Visible to the public Cyber Scene #8 - Checking out, out of, and in with the U.S. Senate on Cyber SecurityConflict Detection Enabled

Cyber Scene

March 17, 2017

Cyber Scene is intended to provide an informative, timely backdrop of events, thinking, and developments that feed into technological advancement of SoS Cybersecurity collaboration and extend its outreach.

Checking out, out of, and in with the U.S. Senate on Cyber Security

During the first nine weeks of 2017, the U.S. Senate has called up both departing or departed U.S. cyber authorities as well as an incoming nominees testifying for confirmation to discuss the harrowing rise and sophistication of foreign cyber threats. Open hearings have addressed the following:

Cyber Security Hail and Farewell from DNIs

Mr. James Clapper had just bid farewell to the U.S. Senate, with accolades from both sides of the aisle, when he was recalled to lead joint testimony on 5 January 2017 before the Senate Armed Services Committee on Intelligence (SASC). Committee Chairman Senator McCain opened the hearing with his own welcome, thanked Mr. Clapper for his extensive service, and provided the framework for the hearing on cyber threats to the U.S. He was followed by the ranking Minority Member and other committee Members in rank order.

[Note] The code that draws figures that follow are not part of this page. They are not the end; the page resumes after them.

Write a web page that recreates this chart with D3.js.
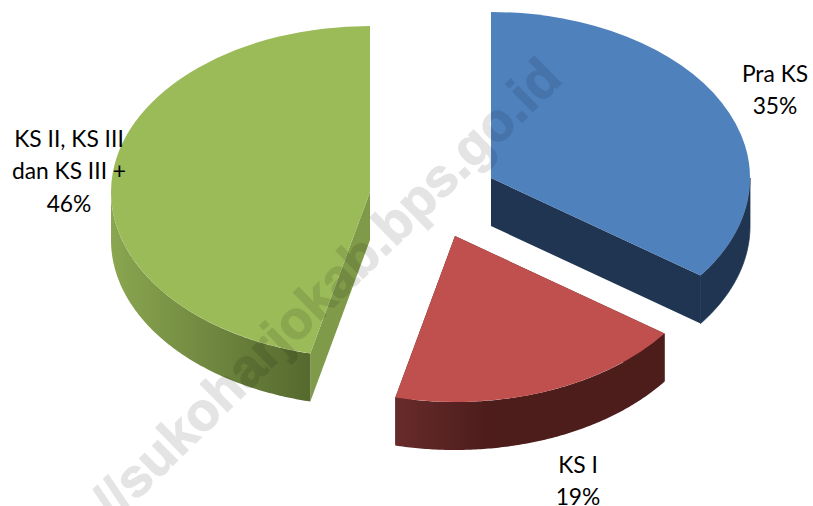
<!DOCTYPE html>
<html><head><meta charset="utf-8">
<script src="https://cdn.jsdelivr.net/npm/d3@7/dist/d3.min.js"></script>
<style>html,body{margin:0;padding:0;background:#fff}svg{display:block}</style>
</head><body><svg id="c" width="813" height="506"></svg>
<script>
const categories = ["Pra KS", "KS I", "KS II, KS III dan KS III +"];
const values = [35.0, 18.7, 46.3];
const topColors = ["#4F81BD", "#C0504D", "#9BBB59"];
const faceColors = ["#1F3552", "#4F1F1E", "#7F9A48"];
const sideStops = [["#1F3552", "#1F3552"], ["#682B2B", "#4D1D1C"], ["#8AA650", "#55692E"]];
const centres = [[491, 178], [455, 236], [370, 192]];
const labelLines = [["Pra KS", "35%"], ["KS I", "19%"], ["KS II, KS III", "dan KS III +", "46%"]];
const labelPos = [[775, 82], [578, 473], [69, 147]];
const watermark = "http://sukoharjokab.bps.go.id";

const rx = 259, ry = 166, depth = 48, lineH = 32.3;
const svg = d3.select("#c");
const defs = svg.append("defs");
const pie = d3.pie().sort(null).value(d => d)(values);
const px = (c, a) => c[0] + rx * Math.sin(a);
const py = (c, a) => c[1] - ry * Math.cos(a);
const poly = d3.line();

pie.forEach((p, i) => {
  const c = centres[i];
  const a0 = p.startAngle, a1 = p.endAngle;
  // Radial cut faces
  [a0, a1].forEach(a => {
    svg.append("path").attr("fill", faceColors[i]).attr("d", poly([
      c, [px(c, a), py(c, a)], [px(c, a), py(c, a) + depth], [c[0], c[1] + depth]
    ]) + "Z");
  });
  // Outer wall
  const vs = Math.max(a0, Math.PI / 2), ve = Math.min(a1, 3 * Math.PI / 2);
  if (ve > vs) {
    const angs = d3.range(0, 121).map(k => vs + (ve - vs) * k / 120);
    const upper = angs.map(a => [px(c, a), py(c, a)]);
    const lower = angs.slice().reverse().map(a => [px(c, a), py(c, a) + depth]);
    const xs = upper.map(d => d[0]);
    const gid = "side" + i;
    const lg = defs.append("linearGradient").attr("id", gid)
      .attr("gradientUnits", "userSpaceOnUse")
      .attr("x1", d3.min(xs)).attr("x2", i === 1 ? d3.min(xs) + 90 : d3.max(xs)).attr("y1", 0).attr("y2", 0);
    lg.append("stop").attr("offset", 0).attr("stop-color", sideStops[i][0]);
    lg.append("stop").attr("offset", 1).attr("stop-color", sideStops[i][1]);
    const wall = svg.append("path").attr("fill", `url(#${gid})`).attr("d", poly(upper.concat(lower)) + "Z");
    if (i === 0) wall.attr("stroke", faceColors[0]).attr("stroke-width", 0.8);
  }
  // Top face
  svg.append("path").attr("fill", topColors[i])
    .attr("transform", `translate(${c[0]},${c[1]}) scale(1,${ry / rx})`)
    .attr("d", d3.arc().innerRadius(0).outerRadius(rx)(p));
});

labelLines.forEach((lines, i) => {
  const t = svg.append("text").attr("text-anchor", "middle")
    .attr("font-family", "Lato, Carlito, sans-serif").attr("font-size", 22.8).attr("fill", "#000");
  lines.forEach((s, k) => t.append("tspan").attr("x", labelPos[i][0]).attr("y", labelPos[i][1] + k * lineH).text(s));
});

svg.append("text").text(watermark)
  .attr("transform", "translate(564,81) rotate(-44.5)")
  .attr("text-anchor", "end")
  .attr("font-family", "'Liberation Sans', Arial, sans-serif")
  .attr("font-weight", "bold").attr("font-size", 53.5)
  .attr("fill", "#000").attr("stroke", "#000").attr("stroke-width", 1.2)
  .attr("opacity", 0.1);
</script></body></html>
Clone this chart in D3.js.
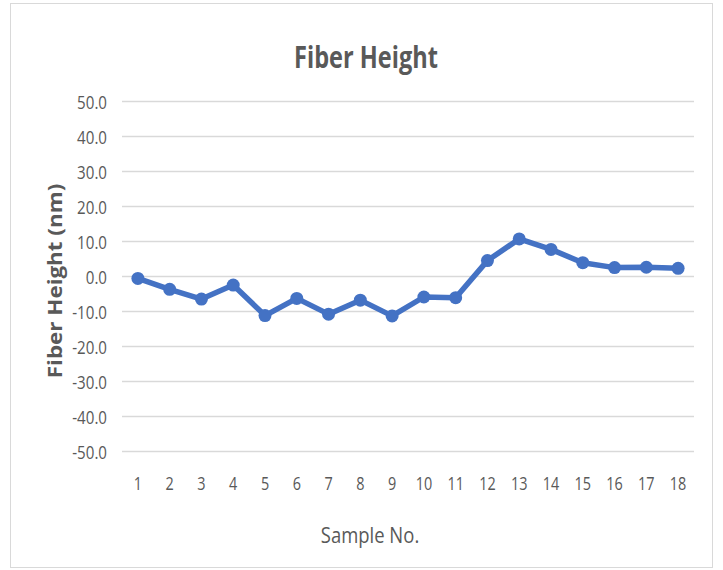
<!DOCTYPE html>
<html>
<head>
<meta charset="utf-8">
<script src="https://cdn.jsdelivr.net/npm/d3@7"></script>
<style>
  body { margin: 0; background: #fff; }
  text { font-family: "Open Sans", sans-serif; fill: #595959; }
</style>
</head>
<body>
<div id="chart"></div>
<script>
// data
const samples = ['1', '2', '3', '4', '5', '6', '7', '8', '9', '10', '11', '12', '13', '14', '15', '16', '17', '18'];
const fiberHeight = [-0.7, -3.8, -6.6, -2.6, -11.3, -6.4, -10.9, -6.9, -11.4, -6.0, -6.2, 4.4, 10.6, 7.6, 3.8, 2.4, 2.5, 2.2];
const yTicks = [50, 40, 30, 20, 10, 0, -10, -20, -30, -40, -50];

const width = 723, height = 570;
const margin = {top: 101, right: 29, bottom: 119, left: 122};

const svg = d3.select('#chart').append('svg')
  .attr('width', width)
  .attr('height', height);

// outer frame
svg.append('rect')
  .attr('x', 10.5).attr('y', 3.5)
  .attr('width', 702).attr('height', 564)
  .attr('fill', '#fff')
  .attr('stroke', '#d9d9d9')
  .attr('stroke-width', 1);

const x = d3.scaleBand()
  .domain(samples)
  .range([margin.left, width - margin.right]);

const y = d3.scaleLinear()
  .domain([-50, 50])
  .range([height - margin.bottom, margin.top]);

// text in the source is narrow, so every label gets its own x-scale
function label(sel, px, py, rot, sx) {
  return sel.append('text')
    .attr('transform', `translate(${px},${py})` + (rot ? ` rotate(${rot})` : '') + ` scale(${sx},1)`);
}

// gridlines
svg.append('g')
  .selectAll('line')
  .data(yTicks)
  .enter().append('line')
  .attr('x1', margin.left)
  .attr('x2', width - margin.right)
  .attr('y1', d => Math.round(y(d)) + 0.5)
  .attr('y2', d => Math.round(y(d)) + 0.5)
  .attr('stroke', '#d9d9d9')
  .attr('stroke-width', 1.5);

// y tick labels
const yLab = svg.append('g').attr('font-size', 18).attr('text-anchor', 'end');
yTicks.forEach(function (d) {
  label(yLab, 107, y(d) + 8, 0, 0.84).text(d.toFixed(1));
});

// x tick labels
const xLab = svg.append('g').attr('font-size', 19).attr('text-anchor', 'middle');
samples.forEach(function (d) {
  label(xLab, x(d) + x.bandwidth() / 2, 490, 0, 0.76).text(d);
});

// line
const line = d3.line()
  .x((d, i) => x(samples[i]) + x.bandwidth() / 2)
  .y(d => y(d));

svg.append('path')
  .datum(fiberHeight)
  .attr('fill', 'none')
  .attr('stroke', '#4472c4')
  .attr('stroke-width', 5.5)
  .attr('stroke-linejoin', 'round')
  .attr('d', line);

svg.append('g')
  .selectAll('circle')
  .data(fiberHeight)
  .enter().append('circle')
  .attr('cx', (d, i) => x(samples[i]) + x.bandwidth() / 2)
  .attr('cy', d => y(d))
  .attr('r', 6.5)
  .attr('fill', '#4472c4');

// titles
label(svg, 366, 68, 0, 0.76).attr('text-anchor', 'middle')
  .attr('font-size', 31).attr('font-weight', 700).text('Fiber Height');

label(svg, 370, 543, 0, 0.84).attr('text-anchor', 'middle')
  .attr('font-size', 22).text('Sample No.');

label(svg, 62, 281, -90, 1.12).attr('text-anchor', 'middle')
  .attr('font-size', 20).attr('font-weight', 700).text('Fiber Height (nm)');
</script>
</body>
</html>
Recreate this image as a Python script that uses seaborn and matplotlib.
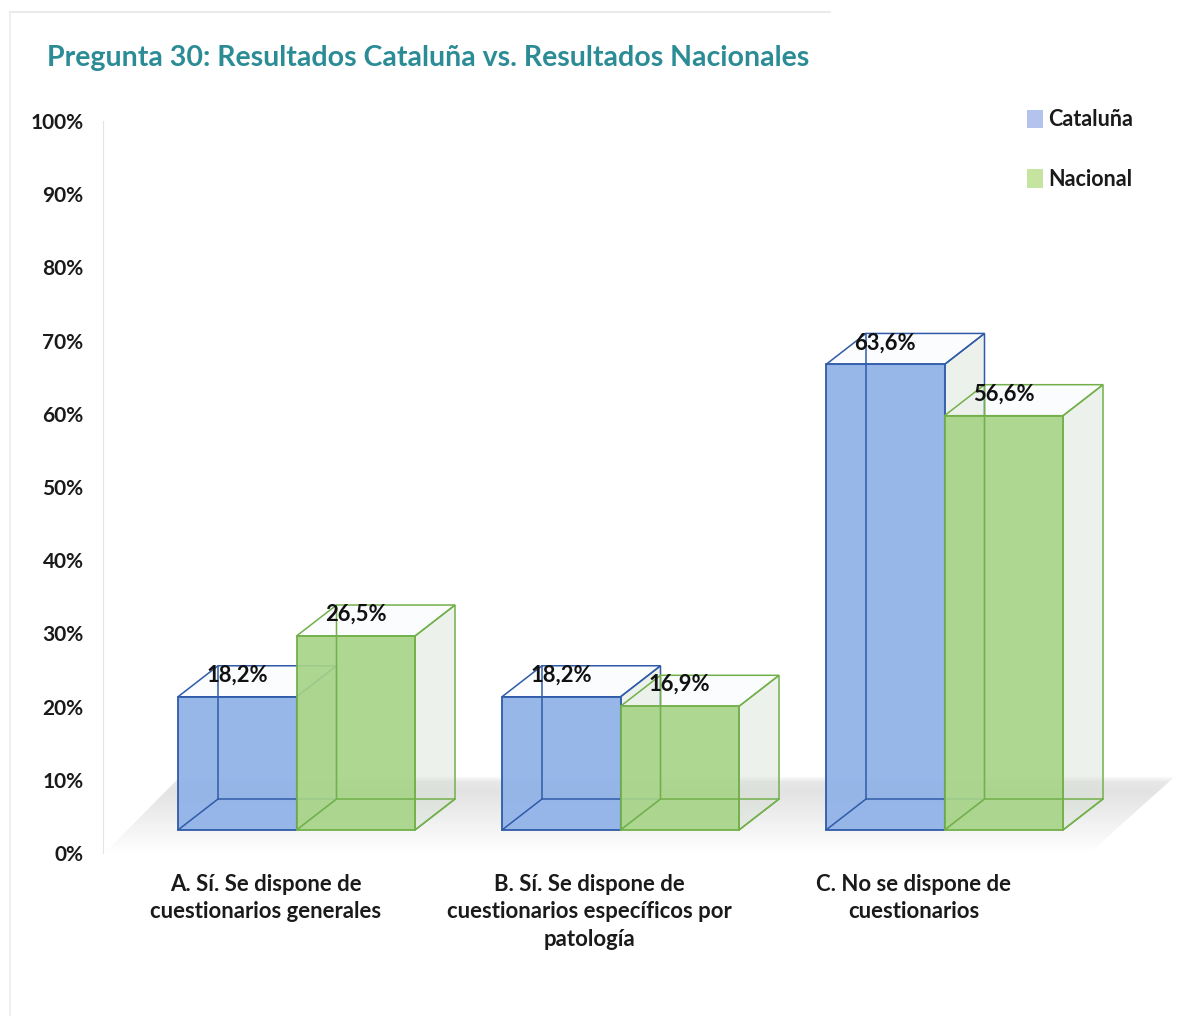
import pandas as pd
import numpy as np
import matplotlib
matplotlib.use("Agg")
import matplotlib.pyplot as plt
import seaborn as sns
from matplotlib.colors import to_rgba, LinearSegmentedColormap
from matplotlib.patches import Polygon

# datos
categorias = ["A. Sí. Se dispone de\ncuestionarios generales",
              "B. Sí. Se dispone de\ncuestionarios específicos por\npatología",
              "C. No se dispone de\ncuestionarios"]
cataluna = [18.2, 18.2, 63.6]
nacional = [26.5, 16.9, 56.6]
ticks = [0, 10, 20, 30, 40, 50, 60, 70, 80, 90, 100]
titulo = "Pregunta 30: Resultados Cataluña vs. Resultados Nacionales"

df = pd.DataFrame({"cat": categorias, "Cataluña": cataluna, "Nacional": nacional})
df = df.melt(id_vars="cat", var_name="serie", value_name="valor")

sns.set_style("white")
plt.rcParams["font.family"] = ["Lato", "DejaVu Sans"]
plt.rcParams["font.weight"] = "bold"

W, H = 1197, 1016
fig = plt.figure(figsize=(W / 100, H / 100), dpi=100)

# el eje va de px 103 a 1180 en x, y de 853 (0%) a 121 (100%) en y
ax = fig.add_axes([103 / W, 1 - 853 / H, (1180 - 103) / W, (853 - 121) / H])
px_cat = 324
px_val = 7.32
suelo = 23 / px_val   # la base de las barras está por encima del 0%
dx = 40 / px_cat      # profundidad 3D
dy = 31 / px_val

colores = {"Cataluña": "#8FB1E8", "Nacional": "#A7D488"}
bordes = {"Cataluña": "#2F5BA8", "Nacional": "#72B04A"}

sns.barplot(data=df, x="cat", y="valor", hue="serie", hue_order=["Cataluña", "Nacional"],
            palette=colores, width=0.7315, gap=0, saturation=1, ax=ax, legend=True)

ax.set_xlim((103 - 296.5) / px_cat, (1180 - 296.5) / px_cat)
ax.set_ylim(-suelo, 100 - suelo)

# suelo gris con degradado, borde de atrás difuminado
cmap = LinearSegmentedColormap.from_list("suelo", ["#ffffff", "#f1f1f1", "#e3e3e3"])
suelo_x = [-0.59, -0.36, 2.71, 2.45]
suelo_y = [-suelo + 0.1, 10.4 - suelo, 10.4 - suelo, -suelo + 0.1]
grad = np.interp(np.linspace(0, 1, 60), [0, 0.07, 0.2, 1], [0.1, 0.85, 1, 0]).reshape(-1, 1)
img = ax.imshow(grad, cmap=cmap, aspect="auto", zorder=0.5, vmin=0, vmax=1,
                extent=(ax.get_xlim()[0], ax.get_xlim()[1], -suelo, 10.4 - suelo))
img.set_clip_path(Polygon(list(zip(suelo_x, suelo_y)), transform=ax.transData))
ax.set_xlim((103 - 296.5) / px_cat, (1180 - 296.5) / px_cat)
ax.set_ylim(-suelo, 100 - suelo)

# caja 3D detrás de cada barra
for n, (serie, cont) in enumerate(zip(["Cataluña", "Nacional"], ax.containers)):
    z = 2 + n * 3
    borde = bordes[serie]
    for b in cont:
        x0, w, h = b.get_x(), b.get_width(), b.get_height()
        b.set_facecolor(to_rgba(colores[serie], 0.92))
        b.set_edgecolor(borde)
        b.set_linewidth(1.3)
        b.set_zorder(z + 1)
        # cara lateral
        ax.add_patch(Polygon([(x0 + w, 0), (x0 + w + dx, dy), (x0 + w + dx, h + dy), (x0 + w, h)],
                             facecolor=to_rgba("#D3DCCF", 0.4), edgecolor=borde, lw=1.1, zorder=z))
        # cara superior
        ax.add_patch(Polygon([(x0, h), (x0 + dx, h + dy), (x0 + w + dx, h + dy), (x0 + w, h)],
                             facecolor=to_rgba("#EEF2F5", 0.2), edgecolor=borde, lw=1.1, zorder=z))
        # aristas de atrás
        ax.plot([x0, x0 + dx, x0 + dx], [0, dy, h + dy], color=borde, lw=1.1, zorder=z + 2)
        ax.plot([x0 + dx, x0 + w + dx], [dy, dy], color=borde, lw=1.1, zorder=z + 2)
        ax.plot([x0 + w, x0 + w + dx], [0, dy], color=borde, lw=1.1, zorder=z + 2)
    etiquetas = [f"{b.get_height():.1f}%".replace(".", ",") for b in cont]
    textos = ax.bar_label(cont, labels=etiquetas, padding=8, fontsize=15.8, color="#111111", fontweight="bold")
    for t in textos:
        t.set_zorder(20)

# ejes
ax.set_yticks([t - suelo for t in ticks])
ax.set_yticklabels([f"{t}%" for t in ticks], fontsize=15, color="#1a1a1a", fontweight="bold")
ax.set_xticks([i - 31 / px_cat for i in range(3)])
ax.set_xticklabels(categorias, fontsize=15.9, color="#1a1a1a", fontweight="bold", linespacing=1.38)
ax.tick_params(axis="both", length=0)
ax.tick_params(axis="y", pad=14)
ax.tick_params(axis="x", pad=15)
ax.set_xlabel("")
ax.set_ylabel("")
sns.despine(ax=ax, top=True, right=True, bottom=True)
ax.spines["left"].set_color("#E4E4E4")
ax.patch.set_alpha(0)

# leyenda
handles, labels = ax.get_legend_handles_labels()
leg = ax.legend(handles, labels, loc="upper left", bbox_to_anchor=(0.858, 1.016), frameon=False,
                fontsize=15.5, labelspacing=1.8, handlelength=0.72, handleheight=0.95,
                handletextpad=0.25, borderpad=0, borderaxespad=0)
for txt in leg.get_texts():
    txt.set_color("#1a1a1a")
for h, s in zip(leg.get_patches(), labels):
    h.set_facecolor("#B4C3EE" if s == "Cataluña" else "#C4E4A0")
    h.set_edgecolor("none")

fig.text(47 / W, 1 - 58 / H, titulo, fontsize=20.5, color="#2C8C96", fontweight="bold", va="center")

# marco muy suave del gráfico
fig.add_artist(plt.Line2D([10 / W, 10 / W], [0, 1 - 12 / H], color="#F0F0F0", lw=1.5))
fig.add_artist(plt.Line2D([10 / W, 830 / W], [1 - 12 / H, 1 - 12 / H], color="#EBEBEB", lw=1.5))

fig.savefig("out.png", dpi=100)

Mr. Clapper, then still incumbent Director of National Intelligence, presented his statement for the record which had been submitted to the SASC in advance, and responded to a flurry of questions about the future of cyber security. He was flanked by Adm. Mike Rogers, Commander of CYBERCOM and Director of NSA, and Under Secretary of Defense for Intelligence (USDI) Marcel Lettre. They each responding to questions analyzing the nature and severity of the recent Russian threat, as well as the US posture of cyber deterrence pursued by the Obama Administration which Mr. Clapper had earlier explored in a televised discussion with Charlie Rose.

Given the open nature of the hearing, the Senators posed questions dealing with the harm to the US, the political process, the integrity of U.S. systems, and privacy threats to their constituents and allowed for a follow-on closed hearing which did in fact occur on 7 February. Closed hearings are classified and unavailable for inclusion in this publication.

Mr. Clapper was also called to a double feature session on 10 January before the SSCI--the Senate Select Committee on Intelligence. This time he was joined again by Adm. Mike Rogers as well as CIA Director John Brennan and FBI Director James Comey. SSCI Chair Senator Burr welcomed those testifying and particularly thanked the departing DNI and CIA Director for their service. He judiciously asked that the Members not ask any question that might be classified, or that might elicit a classified response, as they would have that opportunity in the follow-on closed (classified) session which occurred later that day.

In response to his prepared testimony and a follow-on question from a SSCI Member, Mr. Clapper noted that the controversy in the U.S., incited by Russian cyber intrusion, would only encourage more threats. He added that Russia would not hesitate to use all available tools for more offensive attacks. He responded to another question, affirming that this was the new normal. All four guests were asked individually whether they had ever seen this level of cyber threat to the U.S. in their broad experience, and all four independently answered "no."

This open session was followed directly by a closed session which remains classified and unavailable.

DNI then Nominee Dan Coats appeared before the Senate during his confirmation hearings on February 28, 2017, also addressing cyber security issues. Referring to the recent Russian cyber attack, the Honorable Mr. Coats reconfirmed his intent to keep intelligence apolitical, and that any cyber security threats needed to be investigated and addressed. He placed cyber threats at the top of his concerns. He pointed out that recent classified information had not been available to him, as he had only received his clearances days before the testimony. He reaffirmed his pledge to provide unvarnished intelligence assessments to the administration, and that he well understood his responsibility to keep intelligence out of policy formulation for political purposes, particularly in the present charged issues of cyber security. He promised transparency to the American people regarding potential political influence through cyber attacks such as "definitely" occurred in the recent Russian case. The SSCI advanced his candidacy by an 13-2 vote on 9 March, and the Senate confirmed him on 15 March 85-12. A text version of DNI Coats' statement for the record is also available.

For those unfamiliar with the process for testimony before the Congress, questions from respective committee Members are sent just in advance to those testifying. Formal, written testimony is provided by those called upon to testify in advance of the hearing to the entire Committee. Needless to say, all of the above could take only a few days. Those called to testify also present their statements for the record orally, in person, at the hearing (open or closed). Then the committee Members, beginning with the Chair and succeeded in rank order by the Minority Ranking Member and then in declining rank, pose their questions to any of those testifying. Those testifying then respond, as they are called upon, to the individual questions each Member may ask. While the Senate website delivers the video of the process, the DNI website provides the formal, official written text for the record.